Sur le blog des éditions Dodo Vole (maison d’édition réunionnaise), voilà ce qu’il est dit à propos de ce roman : « Nénuphars, navigations, nourritures et malentendus : le nouveau roman de Johary Ravaloson ne se laisse pas facilement résumer. » Nous voilà bien avancés. Une seule chose à faire : se plonger dans le livre.
Et j’ai découvert une écriture toujours très fluide, parfois très poétique.
Elle nous promène entre deux histoires, entre deux époques. Celle d’Ietsé, le premier homme à fouler la terre de « l’île rouge » selon la légende. Celle d’Ietsé Razak, son descendant, qui souffre d’insomnies. De nombreux retours en arrière nous font également revivre le passé d’Ietsé Razak : sa naissance dans une famille très riche, ses études de droit en France, sa mésaventure amoureuse avec Ninon, son retour au pays, son mariage avec Léa-Nour… Toutes ces histoires et légendes étroitement entrelacées sont parfois déroutantes pour le lecteur : tout est prétexte à un voyage dans le temps.

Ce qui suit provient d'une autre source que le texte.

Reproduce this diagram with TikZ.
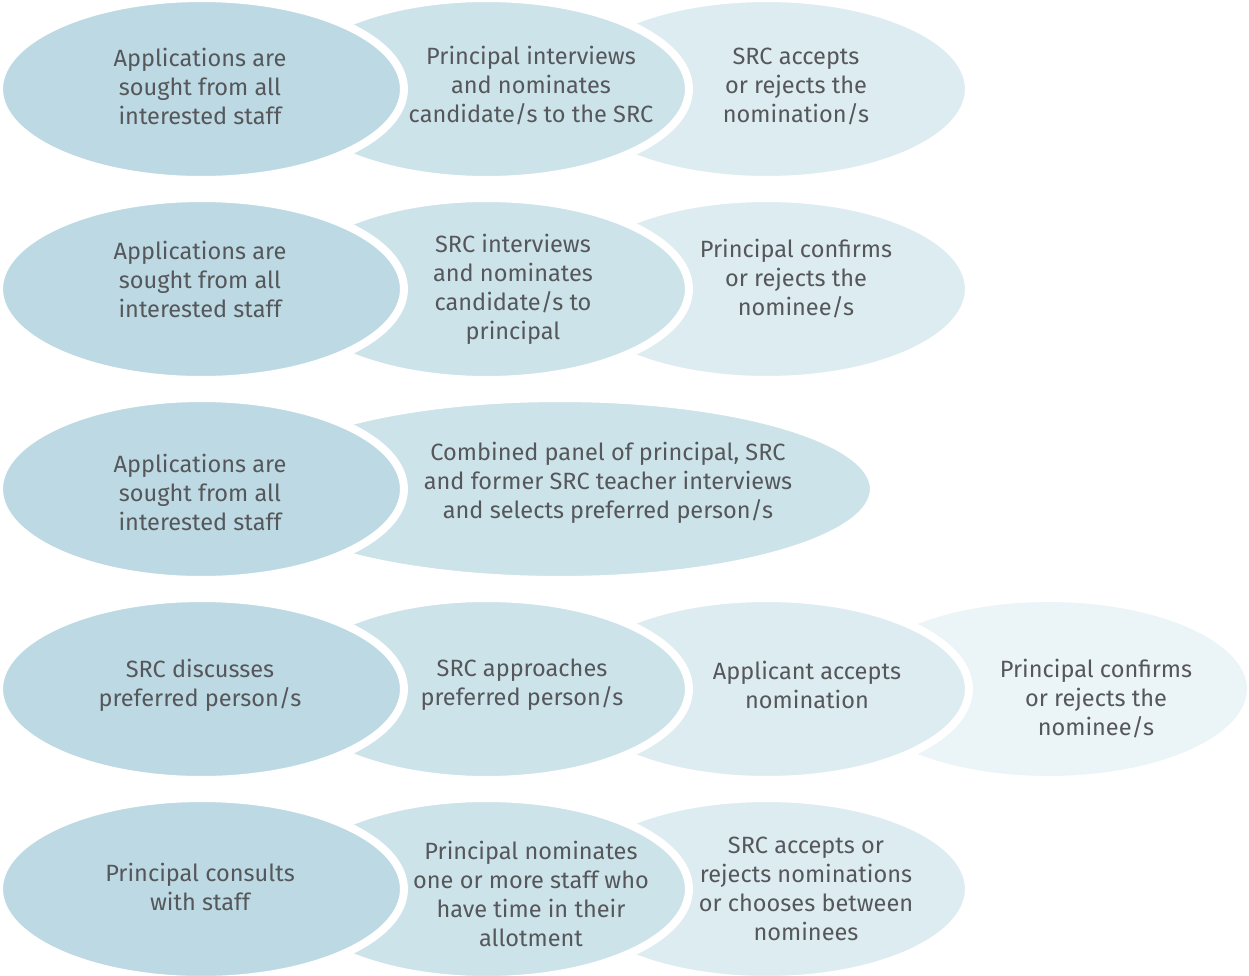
\documentclass[tikz,border=0pt]{standalone}
\usepackage{fontspec}
\setmainfont{Fira Sans}
\usetikzlibrary{shapes.geometric}
\usepackage{xcolor}

\definecolor{toneA}{RGB}{189,218,228}
\definecolor{toneB}{RGB}{205,227,234}
\definecolor{toneC}{RGB}{221,236,241}
\definecolor{toneD}{RGB}{235,244,247}
\definecolor{ink}{RGB}{85,87,90}

\tikzset{
  blob/.style={ellipse, draw=white, line width=0.16cm, inner sep=0pt,
    minimum width=8.1cm, minimum height=3.64cm},
  lbl/.style={align=center, text=ink, inner sep=0pt,
    font=\fontsize{13.4}{16.5}\selectfont},
}

\begin{document}
\begin{tikzpicture}[x=0.02cm, y=-0.02cm]
        \useasboundingbox (0,0) rectangle (1249,975);

        % row 1
        \node[blob, fill=toneC] (r1c) at (766.5,89) {};
        \node[blob, fill=toneB] (r1b) at (486.5,89) {};
        \node[blob, fill=toneA] (r1a) at (201.5,89) {};
        \node[lbl] (r1aT) at (200,86) {Applications are\\sought from all\\interested staff};
        \node[lbl] (r1bT) at (531,86) {Principal interviews\\and nominates\\candidate/s to the SRC};
        \node[lbl] (r1cT) at (796,86) {SRC accepts\\or rejects the\\nomination/s};

        % row 2
        \node[blob, fill=toneC] (r2c) at (766.5,289) {};
        \node[blob, fill=toneB] (r2b) at (486.5,289) {};
        \node[blob, fill=toneA] (r2a) at (201.5,289) {};
        \node[lbl] (r2aT) at (200,279) {Applications are\\sought from all\\interested staff};
        \node[lbl] (r2bT) at (513,289) {SRC interviews\\and nominates\\candidate/s to\\principal};
        \node[lbl] (r2cT) at (796,279) {Principal confirms\\or rejects the\\nominee/s};

        % row 3
        \node[blob, fill=toneB, minimum width=12.56cm] (r3b) at (560,489) {};
        \node[blob, fill=toneA] (r3a) at (201.5,489) {};
        \node[lbl] (r3aT) at (200,492) {Applications are\\sought from all\\interested staff};
        \node[lbl] (r3bT) at (608,483) {Combined panel of principal, SRC\\and former SRC teacher interviews\\and selects preferred person/s};

        % row 4
        \node[blob, fill=toneD] (r4d) at (1048.5,689) {};
        \node[blob, fill=toneC] (r4c) at (766.5,689) {};
        \node[blob, fill=toneB] (r4b) at (486.5,689) {};
        \node[blob, fill=toneA] (r4a) at (201.5,689) {};
        \node[lbl] (r4aT) at (200,685) {SRC discusses\\preferred person/s};
        \node[lbl] (r4bT) at (522,685) {SRC approaches\\preferred person/s};
        \node[lbl] (r4cT) at (807,685) {Applicant accepts\\nomination};
        \node[lbl] (r4dT) at (1096,699) {Principal confirms\\or rejects the\\nominee/s};

        % row 5
        \node[blob, fill=toneC] (r5c) at (766.5,889) {};
        \node[blob, fill=toneB] (r5b) at (486.5,889) {};
        \node[blob, fill=toneA] (r5a) at (201.5,889) {};
        \node[lbl] (r5aT) at (200,887) {Principal consults\\with staff};
        \node[lbl] (r5bT) at (531,894) {Principal nominates\\one or more staff who\\have time in their\\allotment};
        \node[lbl] (r5cT) at (806,889) {SRC accepts or\\rejects nominations\\or chooses between\\nominees};
    \end{tikzpicture}
\end{document}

On aperçoit évidemment Madagascar et sa capitale, Antananarivo, « la Ville aux mille ambiguïtés » pour l’auteur, où la richesse extrême de quelques-uns côtoie la pauvreté et la misère de tous les autres. Sont également évoquées les difficultés liées à la situation d’immigré en France.
Pris au hasard dans une librairie, ce livre est une très plaisante découverte que je conseille à tous ceux qui souhaite un petit voyage à Madagascar.
« Néanmoins, le faste de l’endroit embarrassa les membres du cercle, artistes et intellectuels du dessus du panier pourtant, dès la première réunion. (…) L’accueil guindé de la vieille gouvernante, qui, malgré les consignes de simplicité de sa maîtresse, ne savait ou ne voulait pas faire moins, les domestiques qu’on ne pouvait cacher, les couverts et les meubles qu’on ne pouvait changer contre des plus modestes, le plafond haut où brillaient les lustres, les saisirent. Ils savaient les Razak riches, ils ne pouvaient cependant imaginer cela, eux, logeant à l’étroit en ville dans des maisons, pour les plus chanceux héritées et louées en partie, mais pour tous en état de délabrement, qu’aucun n’avait les moyens de restaurer, grignotant les moindres économies pour assurer l’éducation des enfants, leur habillement, oui, même pour leur nourriture, certains avec une part des mets de la table dressée « à la bonne franquette » d’Anosisoa auraient bien aimé égayé le riz blanc familial chez eux pour le restant de la semaine, ils vivaient l’endettement du pays dans leur propre vie, c’est-à-dire travaillant dur mais récoltant à peine assez pour survivre, ils ne pouvaient tout simplement pas concevoir cette magnificence. »
« Et, comme on dit, Angano angano, Arira arira, une légende est une légende, la vérité en est une autre, ce n’est pas moi qui mens mais ceux qui me les ont transmises. »
Les larmes d’Ietsé, Johary Ravaloson. Dodo Vole, 2012. 136 pages.